Sam had to get his horses to safely pull the Howitzers into position and then would be part of the team operating the Howitzer once in its designated place.

I have the utmost respect for the horses who served in the Army during the War; they had no choice, they were so brave in their own right and they so often died alongside the men who loved them, men like Sam Woods.

So we’ve gotten him from Darlington, to the Transvaal, to Whitechapel, to Flanders.

What happened to him on Friday 6th August 1915?

Sam’s Hop Store Cemetery is close to a village called Vlamertinge, a couple of miles to the west of Ypres. It was within range of enemy artillery for most of the War, but our own heavy artillery units and field ambulances were nevertheless stationed there.

There are six other Gunners of Sam’s 87th Battery RFA and a lad from the Divisional Ammunition Column buried at Hop Store in a row alongside him who all died on 6th August 1915.

It alas does not merit a mention in the Brigade war diary, but we can make a reasonable guess that a German shell found their gun position – and probably their horses too - that day.

Sam’s name is spelled variously Wood and Woods.

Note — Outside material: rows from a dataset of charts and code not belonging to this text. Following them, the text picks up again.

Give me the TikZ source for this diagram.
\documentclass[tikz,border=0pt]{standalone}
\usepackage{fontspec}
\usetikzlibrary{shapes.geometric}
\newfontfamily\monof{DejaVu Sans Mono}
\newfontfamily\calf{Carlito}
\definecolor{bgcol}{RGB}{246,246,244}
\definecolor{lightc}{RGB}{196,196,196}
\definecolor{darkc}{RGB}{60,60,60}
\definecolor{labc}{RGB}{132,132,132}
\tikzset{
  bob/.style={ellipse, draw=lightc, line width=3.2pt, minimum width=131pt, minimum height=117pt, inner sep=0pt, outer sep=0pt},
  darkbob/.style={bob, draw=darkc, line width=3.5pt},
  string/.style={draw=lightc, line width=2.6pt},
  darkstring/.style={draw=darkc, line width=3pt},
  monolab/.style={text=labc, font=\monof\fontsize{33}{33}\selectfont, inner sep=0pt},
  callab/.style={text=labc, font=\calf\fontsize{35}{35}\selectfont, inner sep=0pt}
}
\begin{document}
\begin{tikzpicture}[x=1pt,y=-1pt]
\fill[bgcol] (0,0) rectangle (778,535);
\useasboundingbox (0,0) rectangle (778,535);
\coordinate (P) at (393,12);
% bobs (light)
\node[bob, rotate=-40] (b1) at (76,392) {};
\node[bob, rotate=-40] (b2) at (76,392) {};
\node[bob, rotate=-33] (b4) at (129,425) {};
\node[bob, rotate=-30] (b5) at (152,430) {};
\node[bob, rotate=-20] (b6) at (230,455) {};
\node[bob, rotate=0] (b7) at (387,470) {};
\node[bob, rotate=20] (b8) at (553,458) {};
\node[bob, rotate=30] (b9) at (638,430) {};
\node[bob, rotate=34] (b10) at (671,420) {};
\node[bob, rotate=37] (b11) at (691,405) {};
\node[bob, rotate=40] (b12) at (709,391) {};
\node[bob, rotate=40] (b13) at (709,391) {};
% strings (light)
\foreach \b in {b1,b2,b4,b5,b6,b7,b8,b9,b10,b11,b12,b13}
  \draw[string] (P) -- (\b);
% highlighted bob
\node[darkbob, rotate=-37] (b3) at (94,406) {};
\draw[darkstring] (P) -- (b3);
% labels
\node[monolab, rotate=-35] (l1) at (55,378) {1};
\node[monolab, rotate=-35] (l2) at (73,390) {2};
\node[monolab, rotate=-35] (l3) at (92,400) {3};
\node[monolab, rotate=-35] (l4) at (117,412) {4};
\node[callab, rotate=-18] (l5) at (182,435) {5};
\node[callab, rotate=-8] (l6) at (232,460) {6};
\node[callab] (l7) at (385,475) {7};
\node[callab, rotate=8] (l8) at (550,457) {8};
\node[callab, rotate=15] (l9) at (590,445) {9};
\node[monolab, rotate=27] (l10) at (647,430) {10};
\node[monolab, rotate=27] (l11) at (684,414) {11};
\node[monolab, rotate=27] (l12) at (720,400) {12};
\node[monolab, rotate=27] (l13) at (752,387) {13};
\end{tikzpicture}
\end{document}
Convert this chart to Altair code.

He is not on the Darlington War Memorial.

It doesn’t seem right that the details of this brave man’s life and death have slipped through the cracks of time, due perhaps in part to the fact that, for whatever reasons, his childhood may not have been a very easy one, and that he did not marry during his 35 years here or leave behind children and then grandchildren who would keep a candle burning for him.

But he did himself leave one tantalising little detail for me to find all these years later.


His entry in the Register of Soldiers’ Effects gives the sole legatee of his monies-owing (that is: £8 6s 9d) to “Miss Lily Davidson.”

Let’s hope that Lily Davidson was his Person; he didn’t manage to marry her, clearly, but he left her everything he had and I truly hope she loved him back.

So this is for Sam, who loved Lily Davidson and horses, who had a tricky, lonely time of it but who did his level best and who stood up twice for his country, for us all, when it counted: you matter and you are Not Forgotten.